In a medium bowl, grate the ginger (you don't have to peel it unless it's really old and knobby), grate or mince the garlic, and slice the green onions or scallions (see above). Add the pepper flakes and soy sauce or vegan fish sauce. Drain the vegetables and taste. They should taste salty, but not so salty that you wouldn't want to eat it. If they’re too salty, rinse well.
Wearing kitchen gloves, mix the vegetables with the ginger-chili paste for 5 minutes, until the cabbage softens. Stuff into clean jars. Push down so there’s liquid on top of the cabbage. Remove air bubbles from the kimchi with a chopstick as needed. Press parchment paper or a sealed plastic bag of brine on top so the bag touches as much of the surface of the liquid as possible. Set on a tray to catch any overflowing juice.

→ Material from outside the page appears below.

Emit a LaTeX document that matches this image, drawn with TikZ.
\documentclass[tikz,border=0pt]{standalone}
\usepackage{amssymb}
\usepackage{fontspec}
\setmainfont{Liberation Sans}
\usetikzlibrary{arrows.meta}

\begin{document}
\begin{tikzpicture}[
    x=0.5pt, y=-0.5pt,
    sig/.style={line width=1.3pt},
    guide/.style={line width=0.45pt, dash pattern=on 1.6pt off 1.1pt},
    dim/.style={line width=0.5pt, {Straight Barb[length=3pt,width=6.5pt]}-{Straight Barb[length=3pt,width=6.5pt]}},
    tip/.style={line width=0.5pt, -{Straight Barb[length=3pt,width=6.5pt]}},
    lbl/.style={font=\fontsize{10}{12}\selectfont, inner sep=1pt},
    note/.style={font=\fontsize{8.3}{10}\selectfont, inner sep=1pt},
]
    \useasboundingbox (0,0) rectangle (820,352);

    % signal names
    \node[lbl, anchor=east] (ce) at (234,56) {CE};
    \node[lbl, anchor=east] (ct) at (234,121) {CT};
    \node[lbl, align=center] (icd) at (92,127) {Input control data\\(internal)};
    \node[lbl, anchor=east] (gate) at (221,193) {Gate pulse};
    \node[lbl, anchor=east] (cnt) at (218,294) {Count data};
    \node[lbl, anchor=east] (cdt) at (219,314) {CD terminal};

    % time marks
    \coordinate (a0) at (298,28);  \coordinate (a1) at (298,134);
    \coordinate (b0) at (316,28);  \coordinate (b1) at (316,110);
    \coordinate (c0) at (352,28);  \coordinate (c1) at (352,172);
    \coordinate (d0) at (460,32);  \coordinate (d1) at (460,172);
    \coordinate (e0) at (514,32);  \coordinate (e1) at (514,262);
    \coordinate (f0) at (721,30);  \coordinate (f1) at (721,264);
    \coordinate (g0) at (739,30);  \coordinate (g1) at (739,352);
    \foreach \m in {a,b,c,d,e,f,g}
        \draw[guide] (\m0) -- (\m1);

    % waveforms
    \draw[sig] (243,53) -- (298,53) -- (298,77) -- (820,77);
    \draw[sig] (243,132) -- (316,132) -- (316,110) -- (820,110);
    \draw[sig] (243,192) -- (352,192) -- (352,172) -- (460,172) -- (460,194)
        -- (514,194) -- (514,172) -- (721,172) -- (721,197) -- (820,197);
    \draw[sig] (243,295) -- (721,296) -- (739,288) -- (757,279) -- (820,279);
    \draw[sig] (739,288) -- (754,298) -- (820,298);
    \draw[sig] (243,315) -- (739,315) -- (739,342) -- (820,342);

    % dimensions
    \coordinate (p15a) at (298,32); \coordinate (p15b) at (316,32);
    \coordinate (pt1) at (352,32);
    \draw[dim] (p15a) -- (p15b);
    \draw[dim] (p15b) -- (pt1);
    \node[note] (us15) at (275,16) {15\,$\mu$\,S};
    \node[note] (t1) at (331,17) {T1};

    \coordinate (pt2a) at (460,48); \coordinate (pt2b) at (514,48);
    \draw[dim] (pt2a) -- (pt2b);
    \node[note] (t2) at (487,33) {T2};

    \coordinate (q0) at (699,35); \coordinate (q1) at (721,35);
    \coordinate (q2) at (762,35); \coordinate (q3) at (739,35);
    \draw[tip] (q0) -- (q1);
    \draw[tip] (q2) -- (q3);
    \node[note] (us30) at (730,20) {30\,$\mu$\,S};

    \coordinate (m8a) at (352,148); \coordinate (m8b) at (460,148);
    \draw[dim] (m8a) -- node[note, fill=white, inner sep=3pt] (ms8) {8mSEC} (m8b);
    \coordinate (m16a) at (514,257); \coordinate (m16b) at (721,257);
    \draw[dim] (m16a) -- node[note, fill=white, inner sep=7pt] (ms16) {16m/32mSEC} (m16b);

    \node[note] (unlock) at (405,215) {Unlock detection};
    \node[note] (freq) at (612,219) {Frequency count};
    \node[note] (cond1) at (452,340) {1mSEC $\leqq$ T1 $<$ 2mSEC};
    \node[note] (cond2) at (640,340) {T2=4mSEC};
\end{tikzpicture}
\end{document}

Store in a cool place, smelling and tasting daily for 3-7 days. Don’t seal the jar or it could explode! In a hotter room, the fermentation will happen faster. The more salt, the slower the fermentation (it’s a preservative). If stored in a cool basement or any cold place, kimchi will ferment more slowly, the vegetables will stay firmer and will develop more complex flavours. There’s also less chance of oxidation (undesirable sparkly kimchi). If kimchi appears dry, press down on cabbage to force juices to cover all ingredients. If mould develops on top of the kimchi, scrape it off. The rest of the kimchi will still be safe to eat. But if white mould grows beneath the top layer, discard the kimchi.
When fermented to your taste, discard parchment paper or brine bag, cover jars with lids and transfer to fridge.
Recipe Note
Kimchi keeps for about 6 months to a year.